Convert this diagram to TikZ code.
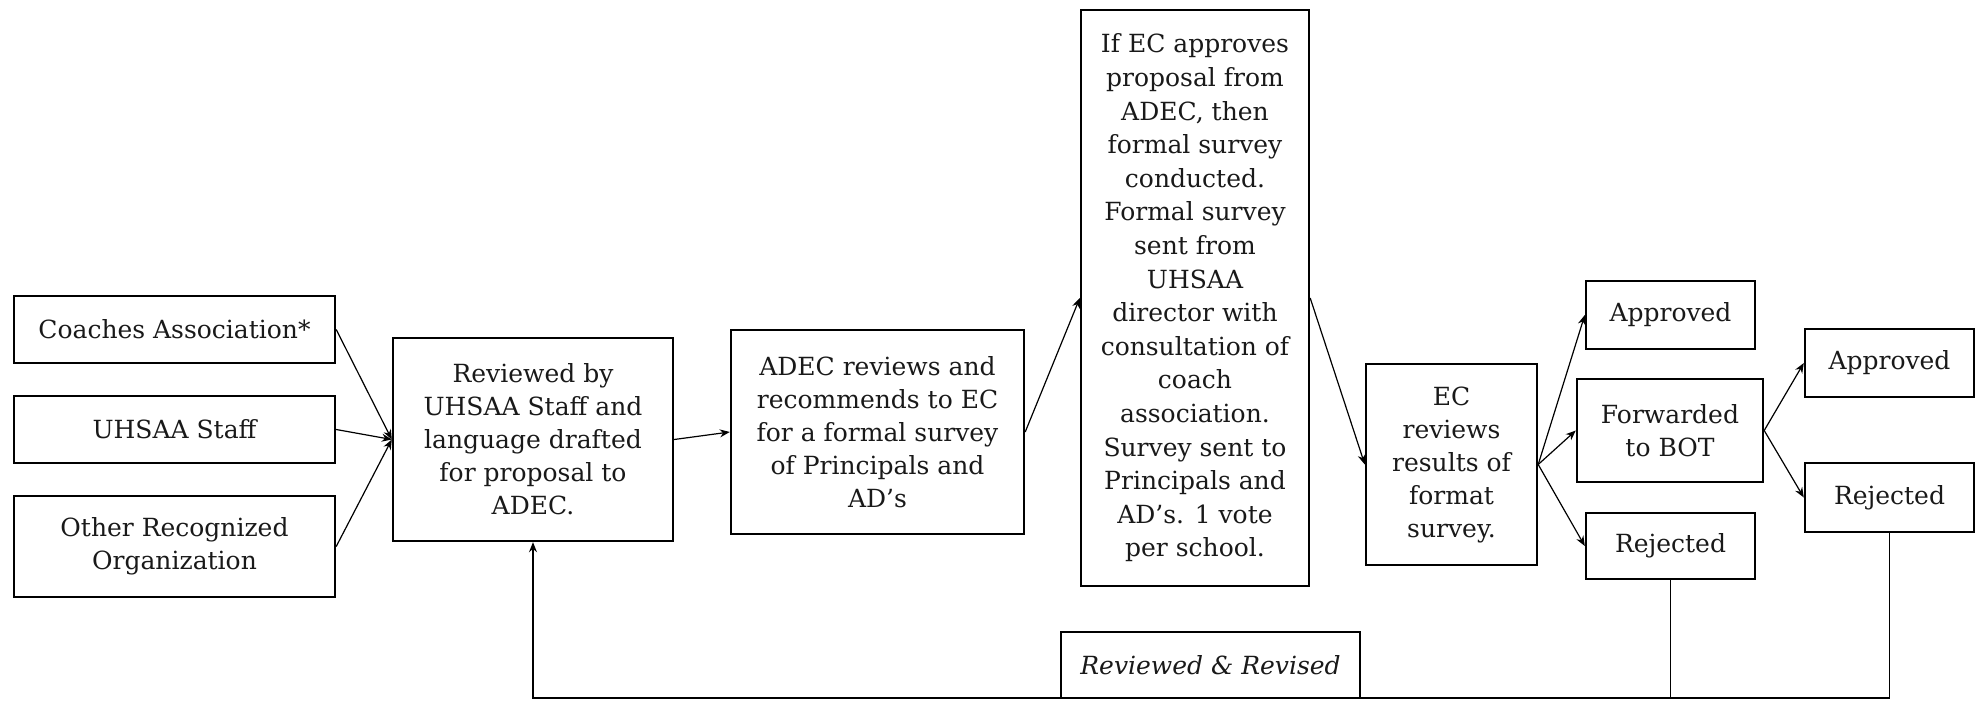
\documentclass[tikz,border=0pt]{standalone}
\usepackage{fontspec}
\setmainfont{DejaVu Serif}
\usetikzlibrary{positioning}
\usetikzlibrary{shapes.geometric, arrows.meta}

\begin{document}
\begin{tikzpicture}[x=0.5pt,y=-0.5pt]
    \tikzset{base/.style = {rectangle, draw=black, line width=1.2pt,
                           inner sep=2pt, align=center, text=black!90,
                           font=\fontsize{12.5}{16.5}\selectfont}}
    \tikzset{source/.style = {base, minimum width=160.5pt, minimum height=33.5pt}}
    \tikzset{outcome/.style = {base, minimum width=84.5pt, minimum height=34pt}}
    \tikzset{note/.style = {base, line width=0.6pt, fill=white,
                           minimum width=149.5pt, minimum height=33pt,
                           font=\fontsize{12.5}{16.5}\selectfont\itshape}}
    \tikzset{link/.style = {line width=0.6pt, -{Stealth[length=5pt, width=4pt]}}}

    \useasboundingbox (0,0) rectangle (1983,702);

    \node (coach) [source] at (174.5,329.5) {Coaches Association*};
    \node (staff) [source] at (174.5,429.5) {UHSAA Staff};
    \node (other) [source, minimum height=50.5pt] at (174.5,546.5) {Other Recognized\\Organization};
    \node (review) [base, minimum width=140pt, minimum height=101.5pt] at (533,439.5)
        {Reviewed by\\UHSAA Staff and\\language drafted\\for proposal to\\ADEC.};
    \node (adec) [base, minimum width=146.5pt, minimum height=102pt] at (877.5,432)
        {ADEC reviews and\\recommends to EC\\for a formal survey\\of Principals and\\AD’s};
    \node (survey) [base, minimum width=114pt, minimum height=288pt,
                    font=\fontsize{12.5}{16.8}\selectfont] at (1195,298)
        {If EC approves\\proposal from\\ADEC, then\\formal survey\\conducted.\\Formal survey\\sent from\\UHSAA\\director with\\consultation of\\coach\\association.\\Survey sent to\\Principals and\\AD’s. 1 vote\\per school.};
    \node (ecrev) [base, minimum width=85.5pt, minimum height=100.5pt] at (1451.5,464.5)
        {EC\\reviews\\results of\\format\\survey.};
    \node (app1) [outcome] at (1670.5,315) {Approved};
    \node (fwd) [outcome, minimum width=93pt, minimum height=51.5pt] at (1670,430.5) {Forwarded\\to BOT};
    \node (rej1) [outcome, minimum height=33pt] at (1670.5,546) {Rejected};
    \node (app2) [outcome] at (1889.5,363) {Approved};
    \node (rej2) [outcome, minimum height=34.5pt] at (1889.5,497.5) {Rejected};
    \coordinate (bend) at (533,698);

    \draw[link] (coach.east) -- (review.west);
    \draw[link] (staff.east) -- (review.west);
    \draw[link] (other.east) -- (review.west);
    \draw[link] (review.east) -- (adec.west);
    \draw[link] (adec.east) -- (survey.west);
    \draw[link] (survey.east) -- (ecrev.west);
    \draw[link] (ecrev.east) -- (app1.west);
    \draw[link] (ecrev.east) -- (fwd.west);
    \draw[link] (ecrev.east) -- (rej1.west);
    \draw[link] (fwd.east) -- (app2.west);
    \draw[link] (fwd.east) -- (rej2.west);

    % back to staff review
    \draw[line width=0.6pt] (rej1.south) -- (rej1.south |- bend);
    \draw[link] (rej2.south) |- (bend) -- (review.south);

    \node (revised) [note] at (1210.5,665) {Reviewed \& Revised};

\end{tikzpicture}
\end{document}
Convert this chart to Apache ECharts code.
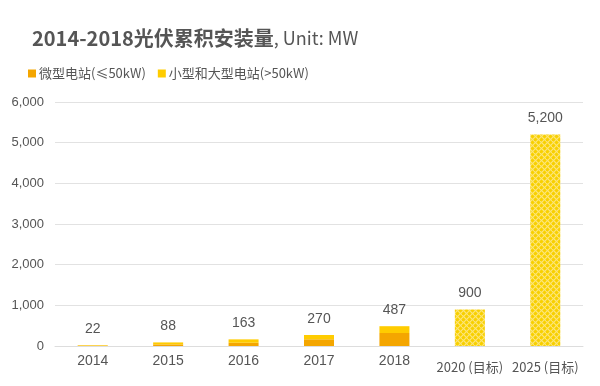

- _What the task requires_: Quote each record exactly as it stands, minus the pictures.

- _Solution below_:
Convert this diagram to TikZ code.
\documentclass[tikz,border=0pt]{standalone}
\usepackage{fontspec}
\setmainfont{DejaVu Serif}
\usetikzlibrary{positioning}
\usetikzlibrary{shapes.geometric, arrows.meta}

\begin{document}
\begin{tikzpicture}[x=0.5pt,y=-0.5pt]
    \tikzset{base/.style = {rectangle, draw=black, line width=1.2pt,
                           inner sep=2pt, align=center, text=black!90,
                           font=\fontsize{12.5}{16.5}\selectfont}}
    \tikzset{source/.style = {base, minimum width=160.5pt, minimum height=33.5pt}}
    \tikzset{outcome/.style = {base, minimum width=84.5pt, minimum height=34pt}}
    \tikzset{note/.style = {base, line width=0.6pt, fill=white,
                           minimum width=149.5pt, minimum height=33pt,
                           font=\fontsize{12.5}{16.5}\selectfont\itshape}}
    \tikzset{link/.style = {line width=0.6pt, -{Stealth[length=5pt, width=4pt]}}}

    \useasboundingbox (0,0) rectangle (1983,702);

    \node (coach) [source] at (174.5,329.5) {Coaches Association*};
    \node (staff) [source] at (174.5,429.5) {UHSAA Staff};
    \node (other) [source, minimum height=50.5pt] at (174.5,546.5) {Other Recognized\\Organization};
    \node (review) [base, minimum width=140pt, minimum height=101.5pt] at (533,439.5)
        {Reviewed by\\UHSAA Staff and\\language drafted\\for proposal to\\ADEC.};
    \node (adec) [base, minimum width=146.5pt, minimum height=102pt] at (877.5,432)
        {ADEC reviews and\\recommends to EC\\for a formal survey\\of Principals and\\AD’s};
    \node (survey) [base, minimum width=114pt, minimum height=288pt,
                    font=\fontsize{12.5}{16.8}\selectfont] at (1195,298)
        {If EC approves\\proposal from\\ADEC, then\\formal survey\\conducted.\\Formal survey\\sent from\\UHSAA\\director with\\consultation of\\coach\\association.\\Survey sent to\\Principals and\\AD’s. 1 vote\\per school.};
    \node (ecrev) [base, minimum width=85.5pt, minimum height=100.5pt] at (1451.5,464.5)
        {EC\\reviews\\results of\\format\\survey.};
    \node (app1) [outcome] at (1670.5,315) {Approved};
    \node (fwd) [outcome, minimum width=93pt, minimum height=51.5pt] at (1670,430.5) {Forwarded\\to BOT};
    \node (rej1) [outcome, minimum height=33pt] at (1670.5,546) {Rejected};
    \node (app2) [outcome] at (1889.5,363) {Approved};
    \node (rej2) [outcome, minimum height=34.5pt] at (1889.5,497.5) {Rejected};
    \coordinate (bend) at (533,698);

    \draw[link] (coach.east) -- (review.west);
    \draw[link] (staff.east) -- (review.west);
    \draw[link] (other.east) -- (review.west);
    \draw[link] (review.east) -- (adec.west);
    \draw[link] (adec.east) -- (survey.west);
    \draw[link] (survey.east) -- (ecrev.west);
    \draw[link] (ecrev.east) -- (app1.west);
    \draw[link] (ecrev.east) -- (fwd.west);
    \draw[link] (ecrev.east) -- (rej1.west);
    \draw[link] (fwd.east) -- (app2.west);
    \draw[link] (fwd.east) -- (rej2.west);

    % back to staff review
    \draw[line width=0.6pt] (rej1.south) -- (rej1.south |- bend);
    \draw[link] (rej2.south) |- (bend) -- (review.south);

    \node (revised) [note] at (1210.5,665) {Reviewed \& Revised};

\end{tikzpicture}
\end{document}
Convert this chart to Apache ECharts code.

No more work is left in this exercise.